Figure 1 also shows the estimates that feed into the UK National Accounts at the moment (the current estimates). As explained in the methodology article, the current estimates are calculated using a proxy based on information from ONS’s Pension Funds Survey about regular contributions made to pension schemes by employers and employees. This proxy has been overestimating the results for DC pension entitlements in S.129, particularly since the growth of the DC “master trusts”5 associated with auto-enrolment.
Figure 2 shows the impact of the change to DC pension entitlements on total private sector pension entitlements in the S.129 part of AF.63, including DB pension entitlements. While for DC pensions, entitlements are measured as the market value of assets, for DB pensions they are measured as the liabilities of pension schemes calculated on an actuarial basis, which may be more than or less than the value of the assets. The impact of the change is to reduce the estimate of total private sector pension entitlements in the S.129 part of AF.63 by 8% in 2010 and by 14% in 2015.

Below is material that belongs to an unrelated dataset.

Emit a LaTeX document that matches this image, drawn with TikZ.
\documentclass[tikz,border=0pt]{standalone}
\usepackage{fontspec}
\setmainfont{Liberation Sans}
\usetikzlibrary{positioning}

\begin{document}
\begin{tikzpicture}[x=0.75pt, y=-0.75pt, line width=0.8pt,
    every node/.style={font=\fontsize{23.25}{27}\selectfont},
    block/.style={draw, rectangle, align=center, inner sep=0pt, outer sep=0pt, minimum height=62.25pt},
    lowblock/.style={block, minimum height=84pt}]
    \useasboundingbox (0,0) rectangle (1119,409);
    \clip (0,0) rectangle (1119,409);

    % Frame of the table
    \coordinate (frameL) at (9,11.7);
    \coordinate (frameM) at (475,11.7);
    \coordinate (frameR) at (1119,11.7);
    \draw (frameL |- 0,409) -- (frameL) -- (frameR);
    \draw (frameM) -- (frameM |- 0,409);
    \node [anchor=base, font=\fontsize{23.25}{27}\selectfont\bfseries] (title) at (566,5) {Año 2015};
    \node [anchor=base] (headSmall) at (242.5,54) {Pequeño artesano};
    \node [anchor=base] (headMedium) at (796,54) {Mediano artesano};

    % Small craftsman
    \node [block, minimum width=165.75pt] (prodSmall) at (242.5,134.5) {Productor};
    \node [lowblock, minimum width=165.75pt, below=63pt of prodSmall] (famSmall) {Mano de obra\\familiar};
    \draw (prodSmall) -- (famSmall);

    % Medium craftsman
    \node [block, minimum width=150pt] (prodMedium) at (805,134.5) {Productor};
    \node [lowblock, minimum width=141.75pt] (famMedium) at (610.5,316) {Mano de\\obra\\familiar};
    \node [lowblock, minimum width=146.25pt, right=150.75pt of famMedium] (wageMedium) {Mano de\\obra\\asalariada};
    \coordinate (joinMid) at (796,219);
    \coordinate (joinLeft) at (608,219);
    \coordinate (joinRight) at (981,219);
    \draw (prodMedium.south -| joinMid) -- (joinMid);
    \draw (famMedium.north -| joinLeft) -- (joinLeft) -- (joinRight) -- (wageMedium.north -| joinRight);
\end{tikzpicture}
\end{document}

Notes for: The new estimates for entitlements
- You should note that TPR’s DC assets figures do not include assets held by hybrid schemes in respect of DC members as the regulator does not require hybrid schemes to provide this information.
- See TPR’s DC Trust publication.
- “Relevant small schemes” are a type of scheme generally set up to provide retirement benefits for company directors rather than for employees; such schemes do not meet the criteria for inclusion in “pensions in social insurance” (see methodology article).

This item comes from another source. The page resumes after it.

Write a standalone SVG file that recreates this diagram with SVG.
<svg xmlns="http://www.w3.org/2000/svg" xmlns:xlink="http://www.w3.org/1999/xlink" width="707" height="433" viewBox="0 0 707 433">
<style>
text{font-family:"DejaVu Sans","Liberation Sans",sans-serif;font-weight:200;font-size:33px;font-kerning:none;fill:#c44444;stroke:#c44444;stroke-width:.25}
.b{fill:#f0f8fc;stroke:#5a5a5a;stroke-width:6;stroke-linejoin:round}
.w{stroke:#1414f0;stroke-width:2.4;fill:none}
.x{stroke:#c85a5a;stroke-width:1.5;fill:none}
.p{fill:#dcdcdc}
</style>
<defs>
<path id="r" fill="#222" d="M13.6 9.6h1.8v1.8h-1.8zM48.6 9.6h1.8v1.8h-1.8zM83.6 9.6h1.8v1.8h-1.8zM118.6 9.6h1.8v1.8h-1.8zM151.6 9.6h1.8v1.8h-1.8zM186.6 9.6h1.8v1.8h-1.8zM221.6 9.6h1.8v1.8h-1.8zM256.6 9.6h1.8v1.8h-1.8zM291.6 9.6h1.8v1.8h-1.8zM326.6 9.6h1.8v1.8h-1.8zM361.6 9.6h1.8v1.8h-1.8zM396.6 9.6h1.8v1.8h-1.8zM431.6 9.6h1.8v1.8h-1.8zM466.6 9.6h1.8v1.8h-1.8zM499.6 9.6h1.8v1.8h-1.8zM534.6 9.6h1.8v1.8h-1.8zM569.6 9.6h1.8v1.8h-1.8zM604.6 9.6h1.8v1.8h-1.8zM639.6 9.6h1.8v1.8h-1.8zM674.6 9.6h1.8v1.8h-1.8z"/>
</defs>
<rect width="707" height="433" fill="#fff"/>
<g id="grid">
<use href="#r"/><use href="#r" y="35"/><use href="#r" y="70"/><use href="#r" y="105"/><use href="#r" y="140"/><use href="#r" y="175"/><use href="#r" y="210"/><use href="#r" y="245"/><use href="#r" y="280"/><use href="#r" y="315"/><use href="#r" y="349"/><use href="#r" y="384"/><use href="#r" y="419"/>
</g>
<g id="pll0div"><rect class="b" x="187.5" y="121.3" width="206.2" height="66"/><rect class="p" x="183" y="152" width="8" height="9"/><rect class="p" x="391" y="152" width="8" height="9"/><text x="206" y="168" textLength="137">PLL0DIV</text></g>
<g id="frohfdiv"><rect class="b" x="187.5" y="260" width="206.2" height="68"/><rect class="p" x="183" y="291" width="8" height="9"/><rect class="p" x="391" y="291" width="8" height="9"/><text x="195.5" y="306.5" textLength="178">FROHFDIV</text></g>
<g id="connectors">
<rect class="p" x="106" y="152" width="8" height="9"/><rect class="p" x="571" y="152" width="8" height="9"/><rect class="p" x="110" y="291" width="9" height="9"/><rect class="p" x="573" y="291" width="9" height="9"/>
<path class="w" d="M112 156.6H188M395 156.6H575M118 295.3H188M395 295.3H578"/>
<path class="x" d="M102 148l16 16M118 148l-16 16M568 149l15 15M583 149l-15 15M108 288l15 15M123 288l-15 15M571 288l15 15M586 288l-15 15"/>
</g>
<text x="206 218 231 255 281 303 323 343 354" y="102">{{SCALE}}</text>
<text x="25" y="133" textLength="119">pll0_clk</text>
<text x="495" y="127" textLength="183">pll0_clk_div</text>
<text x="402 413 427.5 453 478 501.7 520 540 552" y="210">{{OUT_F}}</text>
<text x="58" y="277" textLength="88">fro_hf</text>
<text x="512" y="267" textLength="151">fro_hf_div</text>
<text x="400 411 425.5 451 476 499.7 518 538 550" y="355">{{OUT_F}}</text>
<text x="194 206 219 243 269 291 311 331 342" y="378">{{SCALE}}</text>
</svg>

- AF.63, which is part of AF.6M in Blue Book Table 6.1.9 (4mb download), is the pension entitlements line in the national accounts (see Part 1 of this article).
- A master trust is a multi-employer occupational, trust-based scheme with one legal trust and board of trustees covering the staff of many unconnected employers.
The changes to the estimates for DC pension entitlements in S.129 will have an impact on the DC part of line D.6141 in S.129, known as “social contribution supplements“ or “investment income“1. This is because the DC part of investment income in S.129 is calculated by multiplying Pension Funds Survey data on investment income for all private sector pensions in S.129 by the DC proportion of private sector pension entitlements in S.129. As we do not have a time series for investment income of DC pension funds, we make the simplifying assumption that the relationship between investment income and assets is the same for DC pension funds as it is for all private sector pension funds.
Figure 3 shows the experimental results for the new D.6141 estimates compared with those based on the current method.
Notes for: The new estimates for investment income
- It should be noted that in the national accounts, investment income of DC pensions comprises interest and dividends; it does not include holding gains and losses, which are recorded separately as part of ”revaluations”.
The new estimates will lead to changes in Blue Book estimates. The changes to AF.63 will reduce the assets of the Household sector (S.14), while the changes to D.6141 will affect the D.8 “adjustment for the change in pension entitlements“, which, in turn, will lead to a change in household saving and therefore the household saving ratio1. These are expected to change in Blue Book 2017. However, because of adjustments that may be made to the results shown here as part of the Blue Book production process, we are not including the impact of the changes on the sequence of accounts in this article. This will be shown as part of the series of articles accompanying Blue Book 2017.
Notes for: Further publications
- See Jones, R (2014): ESA10: Developments to the Treatment of Pensions in the National Accounts.